Printing and the Mind of Man
- Publisher: British Museum, London
- Publication date: 1967

= Printing and the Mind of Man =

Survey on the impact of printed books on Western civilization

Printing and the Mind of Man is a book first published in 1967 and based on an exhibition in 1963.

PMM, as it is usually abbreviated, is regarded as a standard bibliographical reference, and offers a survey of the impact of printed books on the development of Western civilization.

==The IPEX Exhibition==

The book developed from an exhibition put on at two locations to coincide with the 1963 International Printing Machinery and Allied Trades Exhibition (IPEX). The IPEX exhibition "foreshadowed the impending impact of electronics and presaged the demise of prepress mechanics and craft practices." It is regarded as marking a significant transition in printing.

At the behest of typographer Stanley Morison it was decided to put together an exhibition of the contribution printing had made to the enlargement of human knowledge in connection with the IPEX.
A display at Earls Court concentrated on the technical side of printing, while a display at the British Museum looked more at fine printing. However, both displays had the quite novel intention of promoting the study of books for their role in advancing factual knowledge, rather than for their aesthetics.

Ian Fleming, who lent 40 books from his library, was among the private collectors who contributed to the exhibition. The Fleming Collection, central to the exhibit, is now at the Lilly Library of the Indiana University Bloomington. A detailed review of the negotiations that resulted in the Lilly Library's acquisition, "Books That Had Started Something," provides copies of correspondence between the Fleming estate and the library. The Fleming Collection was an attempt to gather together, in first editions, the original contributions of the scientists and practical workers, the total body of whose work has been responsible for the modern revolution.

The exhibition catalogue, which was printed by Oxford University Press ("[London]: F.W. Bridges; obtainable from the British Museum"), edited by John Carter, Stanley Morison, Percy H. Muir and others, and titled: Catalogue of a display of printing mechanisms and printed materials arranged to illustrate the history of Western civilization and the means of the multiplication of literary texts since the 15th century, organised in connection with the eleventh International Printing Machinery and Allied Trades Exhibition, under the title Printing and the Mind of Man, assembled at the British Museum and at Earls Court, London, 16–27 July 1963, might be considered the pre-first edition of PMM.

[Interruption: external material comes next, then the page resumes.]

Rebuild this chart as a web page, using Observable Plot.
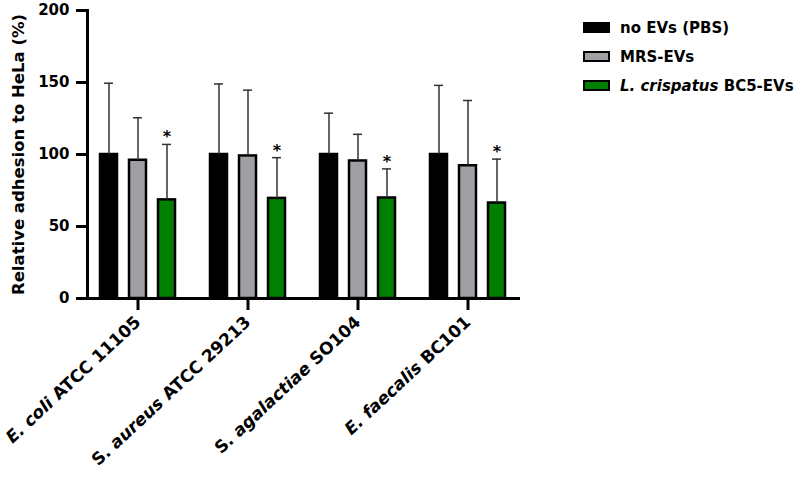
<!DOCTYPE html>
<html><head><meta charset="utf-8">
<script src="https://cdn.jsdelivr.net/npm/d3@7"></script>
<script src="https://cdn.jsdelivr.net/npm/@observablehq/plot@0.6"></script>
<style>
body{margin:0;background:#fff;}
#wrap{position:relative;width:797px;height:479px;font-family:"DejaVu Sans",sans-serif;font-weight:bold;}
#legend{position:absolute;left:583px;top:13px;font-size:15px;color:#000;}
.row{display:flex;align-items:center;height:29px;white-space:nowrap;}
.sw{width:23px;height:7px;border:2px solid #000;margin-right:10px;}
</style></head><body><div id="wrap"><div id="legend"></div></div>
<script>
// ---- data ----
const groups = ["E. coli ATCC 11105", "S. aureus ATCC 29213", "S. agalactiae SO104", "E. faecalis BC101"];
const groupItalic = ["E. coli", "aureus", "agalactiae", "E. faecalis"];
const series = ["no EVs (PBS)", "MRS-EVs", "L. crispatus BC5-EVs"];
const seriesItalic = ["", "", "L. crispatus"];
const colors = ["#000000", "#a0a0a4", "#008000"];
const pbsMean = [100, 100, 100, 100];
const pbsUpper = [149.5, 149, 128.7, 148];
const mrsMean = [96, 99, 95.5, 92.2];
const mrsUpper = [125.5, 144.7, 114, 137.5];
const bc5Mean = [68.5, 69.5, 69.8, 66.3];
const bc5Upper = [107, 97.8, 90, 96.8];
const bc5Sig = ["*", "*", "*", "*"];
const yTicks = [0, 50, 100, 150, 200];
const yLabel = "Relative adhesion to HeLa (%)";

const data = groups.flatMap((g, i) => [
  {group: g, series: series[0], mean: pbsMean[i], upper: pbsUpper[i], sig: ""},
  {group: g, series: series[1], mean: mrsMean[i], upper: mrsUpper[i], sig: ""},
  {group: g, series: series[2], mean: bc5Mean[i], upper: bc5Upper[i], sig: bc5Sig[i]}
]);

const chart = Plot.plot({
  width: 797, height: 479,
  marginTop: 10, marginBottom: 181, marginLeft: 86, marginRight: 277.5,
  style: {fontFamily: "DejaVu Sans", fontWeight: "bold", fontSize: "15px", color: "#000", background: "transparent"},
  fx: {domain: groups, paddingInner: 0.081, paddingOuter: 0, label: null},
  x: {domain: series, padding: 0.4, axis: null},
  y: {domain: [0, 200]},
  color: {domain: series, range: colors},
  marks: [
    Plot.barY(data, {fx: "group", x: "series", y: "mean", fill: "series", stroke: "#000", strokeWidth: 2.5}),
    Plot.ruleX(data, {fx: "group", x: "series", y1: "mean", y2: "upper", stroke: "#333", strokeWidth: 1.5}),
    Plot.tickY(data, {fx: "group", x: "series", y: "upper", stroke: "#333", strokeWidth: 1.5, insetLeft: 4, insetRight: 4}),
    Plot.text(data.filter(d => d.sig), {fx: "group", x: "series", y: "upper", text: "sig", dy: -2, fontSize: 16, lineAnchor: "bottom"}),
    // group tick marks below the x axis (centre of each facet)
    Plot.ruleX(groups, {fx: d => d, x: () => series[1], y1: () => 0, y2: () => 0, insetBottom: -12, stroke: "#000", strokeWidth: 3}),
    Plot.axisY({ticks: yTicks, tickSize: 11, tickPadding: 7, strokeWidth: 3, fontSize: 15, label: yLabel, labelAnchor: "center", labelOffset: 75, labelArrow: "none"}),
    Plot.axisFx({anchor: "bottom", tickRotate: -43, tickSize: 12, tickPadding: 9, fontSize: 17, label: null}),
    Plot.frame({facet: "super", anchor: "left", strokeWidth: 3}),
    Plot.frame({facet: "super", anchor: "bottom", strokeWidth: 3})
  ]
});
document.getElementById("wrap").appendChild(chart);

function fillMixed(el, text, ital, svg) {
  const k = ital ? text.indexOf(ital) : -1;
  const parts = k < 0 ? [[text, false]] : [[text.slice(0, k), false], [ital, true], [text.slice(k + ital.length), false]];
  el.textContent = "";
  for (const [t, it] of parts) {
    if (!t) continue;
    const s = svg ? document.createElementNS("http://www.w3.org/2000/svg", "tspan") : document.createElement("span");
    s.textContent = t;
    if (it) { if (svg) s.setAttribute("font-style", "italic"); else s.style.fontStyle = "italic"; }
    el.appendChild(s);
  }
}
d3.select(chart).selectAll('g[aria-label="fx-axis tick label"] text').each(function() {
  const t = this.textContent;
  const i = groups.indexOf(t);
  if (i >= 0) fillMixed(this, t, groupItalic[i], true);
});
d3.select(chart).selectAll('g[aria-label="y-axis label"] text').attr("font-size", 16.5);

const leg = d3.select("#legend");
series.forEach((s, i) => {
  const row = leg.append("div").attr("class", "row");
  row.append("div").attr("class", "sw").style("background", colors[i]);
  const lab = row.append("span").node();
  fillMixed(lab, s, seriesItalic[i], false);
});
</script></body></html>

"Exhibiting the Printed Book" by David McKitterick examined the 1963 PMM exhibition as a case study in how exhibitions shape bibliographical narratives.

==PMM as book==

A book-length edition, revised and enlarged, was printed at Cambridge University Press and published in 1967 by Cassell in London and Holt, Rinehart & Winston in New York. This first book edition was entitled Printing and the Mind of Man: A Descriptive Catalogue Illustrating the Impact of Print on the Evolution of Western Civilization During Five Centuries. It was edited by John Carter and Percy Muir and expanded upon the theme of the impact of printing on human thought. It was published in Germany in 1968 and in Japan in 1977.

A second revised edition was published in 1983 by Karl Pressler in Munich (ISBN 3-9800047-3-2).

The Winter, 2023 issue of The Book Collector provides a sixty-year retrospective. It includes a review of correspondence between Muir and Carter by James Fleming.